Average connectivity of minimally 2-connected graphs and average edge-connectivity of minimally 2-edge-connected graphs (1810.01972v2)

Abstract: Let $G$ be a (multi)graph of order $n$ and let $u,v$ be vertices of $G$. The maximum number of internally disjoint $u$-$v$ paths in $G$ is denoted by $\kappa_G(u,v)$, and the maximum number of edge-disjoint $u$-$v$ paths in $G$ is denoted by $\lambda_G (u,v)$. The average connectivity of $G$ is defined by $\overline{\kappa}(G)=\sum_{{u,v}\subseteq V(G)} \kappa_G(u,v)/\tbinom{n}{2},$ and the average edge-connectivity of $G$ is defined by $\overline{\lambda}(G)=\sum_{{u,v}\subseteq V(G)} \lambda_G(u,v)/\tbinom{n}{2}$. A graph $G$ is called ideally connected if $\kappa_G(u,v)=\min{\mathrm{deg}(u),\mathrm{deg}(v)}$ for all pairs of vertices ${u,v}$ of $G$. We prove that every minimally $2$-connected graph of order $n$ with largest average connectivity is bipartite, with the set of vertices of degree $2$ and the set of vertices of degree at least $3$ being the partite sets.

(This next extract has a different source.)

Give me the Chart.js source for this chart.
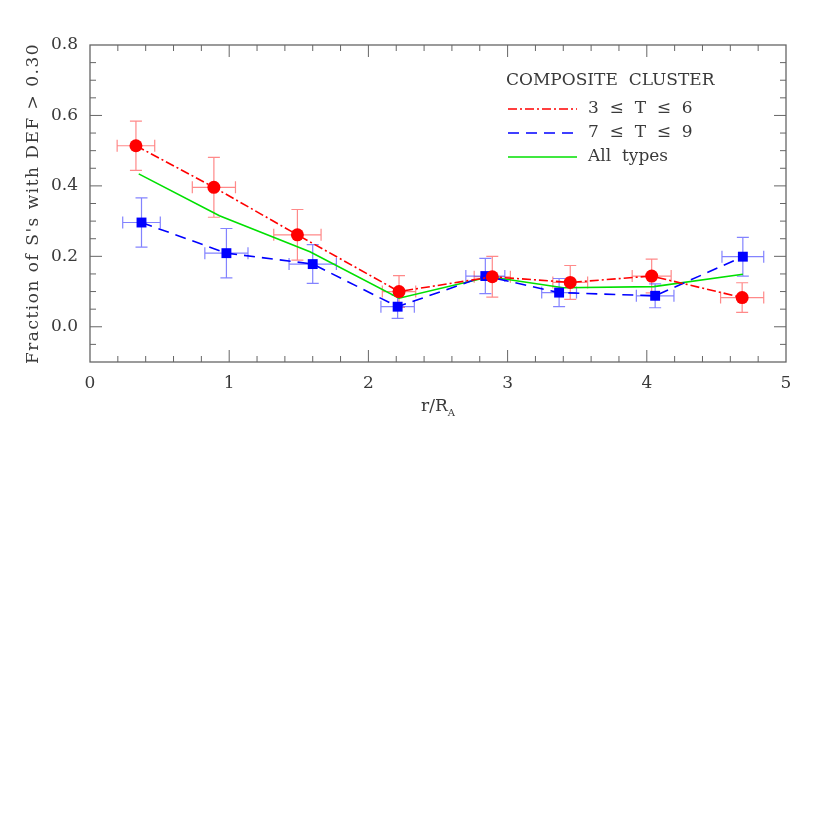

We use this structure to prove that $\overline{\kappa}(G)<\tfrac{9}{4}$ for any minimally $2$-connected graph $G$. This bound is asymptotically tight, and we prove that every extremal graph of order $n$ is obtained from some ideally connected nearly regular graph on roughly $n/4$ vertices and $3n/4$ edges by subdividing every edge. We also prove that $\overline{\lambda}(G)<\tfrac{9}{4}$ for any minimally $2$-edge-connected graph $G$, and provide a similar characterization of the extremal graphs.